■ Problem statement
Take the lines from the one with "Generate a Python" through the one with "gas_values = [77, 14, 7, 2]", both ends kept, and reproduce them exactly without the pictures.
^^^^^^^^
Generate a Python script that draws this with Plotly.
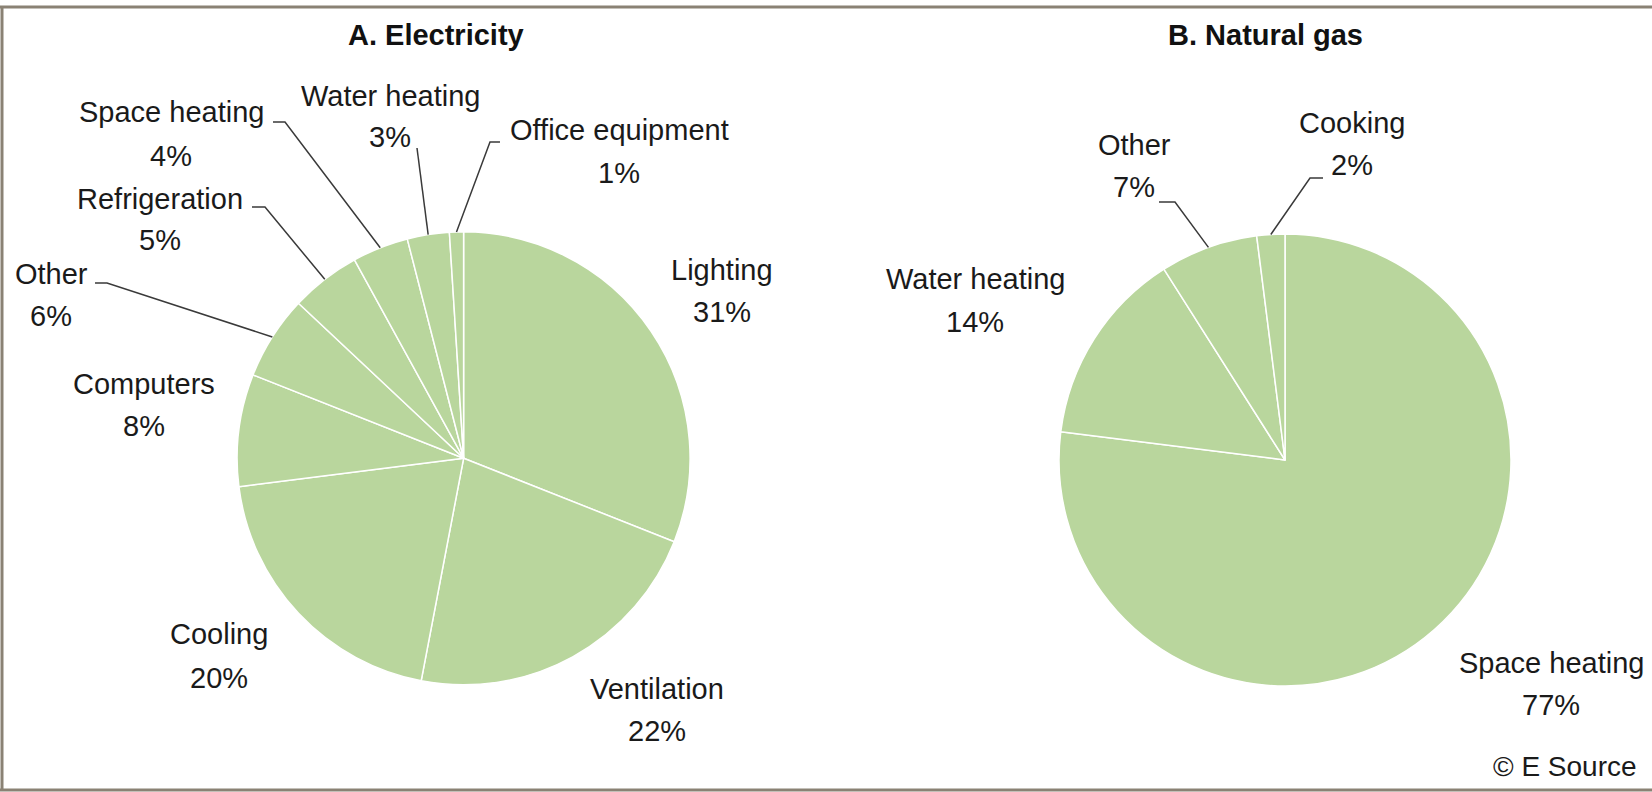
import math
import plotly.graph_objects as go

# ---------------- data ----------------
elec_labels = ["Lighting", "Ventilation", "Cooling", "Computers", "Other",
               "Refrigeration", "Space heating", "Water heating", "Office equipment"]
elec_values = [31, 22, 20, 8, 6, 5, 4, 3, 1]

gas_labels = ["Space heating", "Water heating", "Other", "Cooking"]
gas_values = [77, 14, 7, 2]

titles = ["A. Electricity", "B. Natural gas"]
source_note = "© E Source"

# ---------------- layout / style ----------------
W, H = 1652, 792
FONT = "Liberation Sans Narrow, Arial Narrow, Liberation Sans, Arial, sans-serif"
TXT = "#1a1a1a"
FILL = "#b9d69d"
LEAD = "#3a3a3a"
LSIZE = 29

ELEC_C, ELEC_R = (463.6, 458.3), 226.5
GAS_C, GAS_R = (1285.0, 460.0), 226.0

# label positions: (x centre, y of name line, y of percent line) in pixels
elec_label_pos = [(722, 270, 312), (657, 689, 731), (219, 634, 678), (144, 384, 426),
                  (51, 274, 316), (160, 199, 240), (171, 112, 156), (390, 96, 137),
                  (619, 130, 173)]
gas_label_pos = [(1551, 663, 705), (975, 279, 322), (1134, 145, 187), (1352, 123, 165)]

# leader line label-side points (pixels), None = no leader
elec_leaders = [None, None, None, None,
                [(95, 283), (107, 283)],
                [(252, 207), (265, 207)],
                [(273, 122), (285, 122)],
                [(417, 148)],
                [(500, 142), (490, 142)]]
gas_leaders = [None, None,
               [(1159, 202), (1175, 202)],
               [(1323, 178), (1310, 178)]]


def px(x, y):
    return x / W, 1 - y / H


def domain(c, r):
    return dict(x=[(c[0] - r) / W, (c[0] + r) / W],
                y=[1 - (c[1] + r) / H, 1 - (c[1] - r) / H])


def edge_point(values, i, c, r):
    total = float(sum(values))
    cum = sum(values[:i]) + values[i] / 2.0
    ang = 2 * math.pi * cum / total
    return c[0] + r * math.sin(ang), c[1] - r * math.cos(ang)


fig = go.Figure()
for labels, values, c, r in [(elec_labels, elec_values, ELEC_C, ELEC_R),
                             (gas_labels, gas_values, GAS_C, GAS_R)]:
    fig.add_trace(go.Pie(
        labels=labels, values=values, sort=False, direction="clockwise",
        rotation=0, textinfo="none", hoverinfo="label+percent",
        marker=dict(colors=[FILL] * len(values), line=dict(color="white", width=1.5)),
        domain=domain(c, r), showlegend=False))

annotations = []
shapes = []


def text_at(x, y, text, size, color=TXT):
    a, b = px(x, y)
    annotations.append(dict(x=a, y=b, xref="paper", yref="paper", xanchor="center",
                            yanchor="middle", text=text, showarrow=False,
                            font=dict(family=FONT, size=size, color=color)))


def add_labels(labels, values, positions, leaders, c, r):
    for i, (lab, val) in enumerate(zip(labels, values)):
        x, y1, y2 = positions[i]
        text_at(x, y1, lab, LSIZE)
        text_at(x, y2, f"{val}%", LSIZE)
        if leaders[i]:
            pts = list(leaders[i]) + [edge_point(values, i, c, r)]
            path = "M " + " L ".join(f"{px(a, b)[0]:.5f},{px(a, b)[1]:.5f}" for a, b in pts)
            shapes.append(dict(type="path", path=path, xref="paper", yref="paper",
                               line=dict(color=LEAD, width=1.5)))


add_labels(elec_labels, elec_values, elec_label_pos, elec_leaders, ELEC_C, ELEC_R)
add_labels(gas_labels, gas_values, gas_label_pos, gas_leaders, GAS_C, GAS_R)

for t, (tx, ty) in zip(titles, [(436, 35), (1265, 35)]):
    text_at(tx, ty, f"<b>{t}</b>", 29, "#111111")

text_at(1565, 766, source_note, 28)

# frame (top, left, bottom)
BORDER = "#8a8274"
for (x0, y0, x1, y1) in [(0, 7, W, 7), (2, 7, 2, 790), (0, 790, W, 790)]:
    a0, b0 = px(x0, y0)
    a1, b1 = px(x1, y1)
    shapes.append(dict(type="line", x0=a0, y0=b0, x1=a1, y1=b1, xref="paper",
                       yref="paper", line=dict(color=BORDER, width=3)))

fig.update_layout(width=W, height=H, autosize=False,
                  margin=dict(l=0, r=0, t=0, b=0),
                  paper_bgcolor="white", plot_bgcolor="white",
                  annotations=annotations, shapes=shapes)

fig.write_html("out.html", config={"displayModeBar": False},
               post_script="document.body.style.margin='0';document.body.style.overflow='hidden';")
^^^^^^^^
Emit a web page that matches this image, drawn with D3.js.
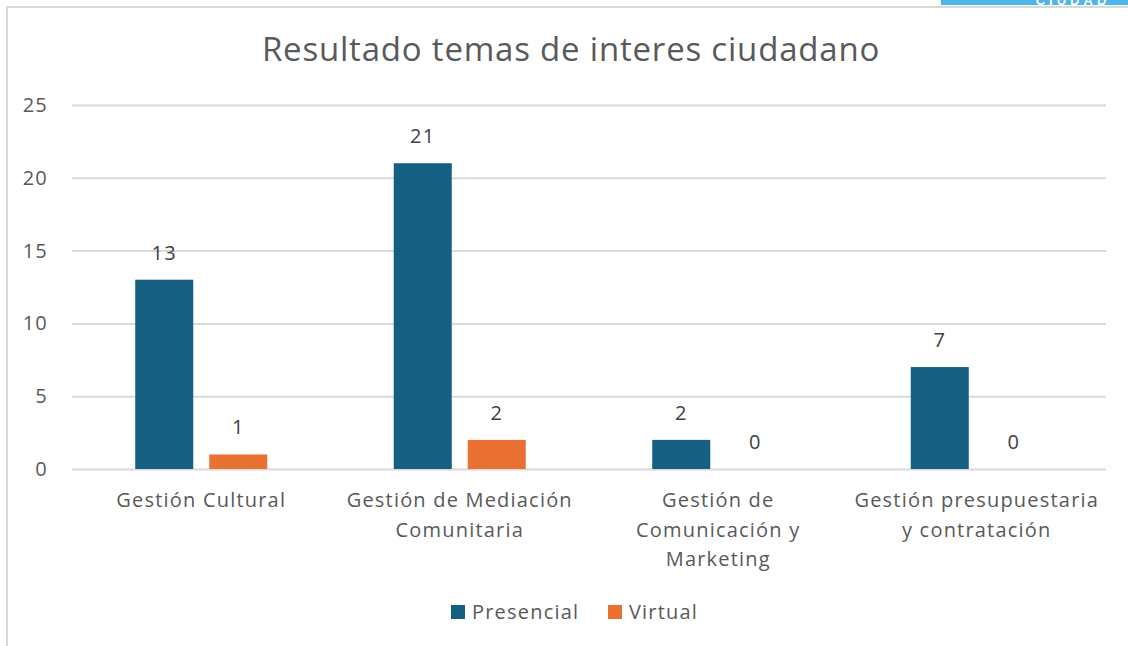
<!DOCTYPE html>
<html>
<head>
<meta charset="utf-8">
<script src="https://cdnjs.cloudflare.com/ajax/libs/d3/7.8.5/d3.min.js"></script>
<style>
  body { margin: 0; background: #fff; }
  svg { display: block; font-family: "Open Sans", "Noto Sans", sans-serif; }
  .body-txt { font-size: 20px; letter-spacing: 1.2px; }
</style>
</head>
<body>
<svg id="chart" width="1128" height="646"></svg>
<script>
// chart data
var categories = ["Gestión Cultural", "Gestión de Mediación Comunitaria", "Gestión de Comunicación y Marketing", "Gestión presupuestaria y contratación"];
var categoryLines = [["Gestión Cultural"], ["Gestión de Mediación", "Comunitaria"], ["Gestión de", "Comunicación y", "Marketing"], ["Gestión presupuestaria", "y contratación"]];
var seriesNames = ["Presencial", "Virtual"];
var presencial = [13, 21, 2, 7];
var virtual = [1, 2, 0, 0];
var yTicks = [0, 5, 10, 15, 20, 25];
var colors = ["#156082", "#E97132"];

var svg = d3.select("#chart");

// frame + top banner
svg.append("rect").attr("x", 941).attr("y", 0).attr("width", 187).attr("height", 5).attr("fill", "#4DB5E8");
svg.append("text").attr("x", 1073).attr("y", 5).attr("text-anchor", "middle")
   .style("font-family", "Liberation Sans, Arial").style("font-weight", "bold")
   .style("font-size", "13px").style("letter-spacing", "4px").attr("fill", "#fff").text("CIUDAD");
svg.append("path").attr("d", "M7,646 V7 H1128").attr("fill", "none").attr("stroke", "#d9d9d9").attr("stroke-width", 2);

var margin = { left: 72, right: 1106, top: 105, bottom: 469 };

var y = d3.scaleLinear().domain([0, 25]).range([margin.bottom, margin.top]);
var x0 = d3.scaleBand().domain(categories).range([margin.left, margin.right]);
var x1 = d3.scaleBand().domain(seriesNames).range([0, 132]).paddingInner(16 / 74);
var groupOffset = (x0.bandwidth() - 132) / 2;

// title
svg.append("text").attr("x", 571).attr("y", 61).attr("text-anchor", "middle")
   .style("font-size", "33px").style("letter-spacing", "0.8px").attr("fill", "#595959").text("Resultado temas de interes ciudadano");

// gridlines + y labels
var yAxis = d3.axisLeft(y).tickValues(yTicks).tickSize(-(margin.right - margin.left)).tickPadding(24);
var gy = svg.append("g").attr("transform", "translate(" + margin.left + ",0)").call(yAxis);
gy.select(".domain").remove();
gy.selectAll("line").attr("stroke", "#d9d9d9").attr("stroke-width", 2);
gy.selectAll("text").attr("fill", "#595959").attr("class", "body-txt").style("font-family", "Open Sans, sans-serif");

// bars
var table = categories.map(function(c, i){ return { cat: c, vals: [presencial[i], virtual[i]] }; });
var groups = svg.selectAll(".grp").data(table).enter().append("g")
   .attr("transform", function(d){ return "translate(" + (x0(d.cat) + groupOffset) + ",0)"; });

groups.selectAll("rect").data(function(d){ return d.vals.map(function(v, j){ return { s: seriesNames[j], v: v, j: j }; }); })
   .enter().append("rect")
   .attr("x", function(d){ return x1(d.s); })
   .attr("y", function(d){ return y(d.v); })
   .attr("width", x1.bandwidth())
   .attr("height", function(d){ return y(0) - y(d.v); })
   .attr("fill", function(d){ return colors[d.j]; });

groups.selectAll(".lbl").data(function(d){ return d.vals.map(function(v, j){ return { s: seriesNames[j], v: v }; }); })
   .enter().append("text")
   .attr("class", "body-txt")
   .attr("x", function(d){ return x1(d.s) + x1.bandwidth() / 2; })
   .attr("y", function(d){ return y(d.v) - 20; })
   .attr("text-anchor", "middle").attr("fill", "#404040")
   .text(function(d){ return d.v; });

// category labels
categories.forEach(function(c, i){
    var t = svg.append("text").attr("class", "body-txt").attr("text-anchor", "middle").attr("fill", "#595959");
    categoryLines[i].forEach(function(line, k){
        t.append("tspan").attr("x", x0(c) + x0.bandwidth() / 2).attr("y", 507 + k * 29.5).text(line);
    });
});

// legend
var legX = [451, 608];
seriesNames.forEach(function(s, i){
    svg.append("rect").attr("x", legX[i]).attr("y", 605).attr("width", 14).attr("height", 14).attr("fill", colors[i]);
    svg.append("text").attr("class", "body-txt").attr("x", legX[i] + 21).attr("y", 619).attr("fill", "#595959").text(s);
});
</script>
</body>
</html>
^^^^^^^^
■ Answer to the problem
Generate a Python script that draws this with Plotly.
import math
import plotly.graph_objects as go

# ---------------- data ----------------
elec_labels = ["Lighting", "Ventilation", "Cooling", "Computers", "Other",
               "Refrigeration", "Space heating", "Water heating", "Office equipment"]
elec_values = [31, 22, 20, 8, 6, 5, 4, 3, 1]

gas_labels = ["Space heating", "Water heating", "Other", "Cooking"]
gas_values = [77, 14, 7, 2]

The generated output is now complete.